Positives Recht gegenüber Code als Recht
Juristen bewegt die Frage, ob die Gesetzgebung grundsätzlich an
das Medium Text gebunden ist, oder anders ausgedrückt, kann nicht Programmcode
Recht etablieren? Ein gedruckter Text stellt nur eine Vorschrift dar, an die
man sich halten kann oder auch nicht. Ein Code würde das Gesetz erzwingen. Das
wäre besonders dann der Fall, wenn ein KI-System Teile der Gesellschaft steuert.
Neues Phänomen: Informationskapitalismus
Waren die bisherigen Ausführungen eher allgemeiner Art, wird die
Autorin in einem Punkte relativ konkret. Sie prägt den Begriff des Informationskapitalismus und setzt ihn
mit der Überwachung durch ein Konsortium privater Unternehmen gleich. Es
handelt sich um Google, Apple, Facebook, Amazon und Microsoft, abgekürzt GAFAM [die Firmen IBM, Oracle und SAP dürfen
sich freuen, dass sie nicht dabei sind]. Die fünf genannten Firmen hätten sich
eine Macht angeeignet, die eigentlich nur dem Staat zustünde. Sie würden die
Bürger entmündigen. Da nur Google weiß, wie sein Suchalgorithmus funktioniert,
würde diese Firma entscheiden, was Relevanz für uns hat und was Wahrheit sei. Ein
Nachprüfen sei unmöglich.
Der Zugriff auf Wissen müsste Teil der Daseinsvorsorge sein, für
die der Staat zuständig ist. Es müsste auf Ausgewogenheit und Balance Wert
gelegt werden. [Hier frage ich mich immer, was mit Staat gemeint ist. Ist es
der Bundestaat Delaware, die USA, die Volksrepublik China, die Bundesrepublik
Deutschland oder die EU?]. Die Philosophin Hannah Arendt (1906-1975)

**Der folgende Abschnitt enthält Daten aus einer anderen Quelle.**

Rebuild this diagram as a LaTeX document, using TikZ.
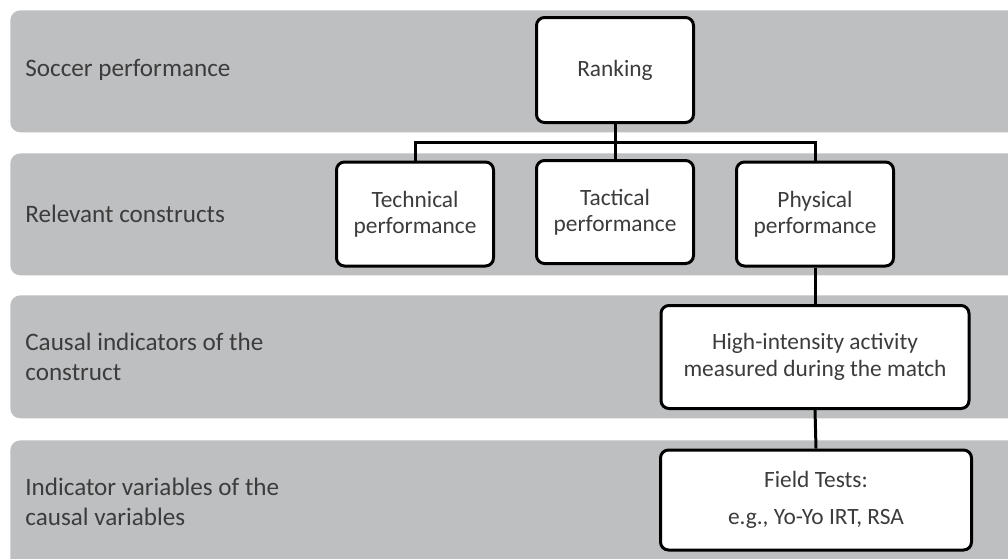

hätte bereits Forderungen erhoben und die Verantwortungen definiert, die von
Informationsdiensten erfüllt werden müssen. Die EU habe den Kampf aufgenommen
und mit der Datenschutzverordnung (DSGVO), die im Mai 2018 in Kraft tritt, die
Richtung vorgegeben.
Kritische Bewertung
Ich kann der Autorin des Buches
nicht den Vorwurf ersparen, dass es ihr primär darum geht, einen Popanz
aufzubauen. Ein Popanz ist eine Schreckgestalt, eine vermeintliche Bedrohung.
Um zu einer echten Gefahr zu werden, müssen zuerst noch eine ganze Reihe von
Dingen zusammenkommen, von denen nur schemenhafte Vorahnungen existieren. Das
schließt nicht aus, dass einzelne Dinge durchaus bedrohliche Formen annehmen
können oder bereits angenommen haben.
Der Umschlagtext, den ja der
Verlag und nicht notwendigerweise die Autorin selbst verfasst hat, geht
eindeutig in diese Richtung. ‚Der Umbau der Gesellschaft in die Herrschaft der
künstlichen Intelligenz ist in vollem Gange. Ob wir sie tatsächlich wollen,
darüber haben wir niemals demokratisch abgestimmt. Drohen also Freiheit und
Demokratie zwischen Politikversagen und Big Data zerrieben zu werden?‘ Die
Frage wird offen gelassen. Meine Antwort heißt eindeutig: Nein.
Nicht verhehlen möchte ich meine
Sorge, dass diese Art von Veröffentlichungen nicht dazu geeignet ist, die in
Deutschland leider immer noch anzutreffende Technikfeindlichkeit zu überwinden.
Wenn auch nicht alle sich davon beeinflussen lassen, was Juristen zu
technischen Fragen zu sagen haben, ist der potentielle Schaden nicht zu ignorieren.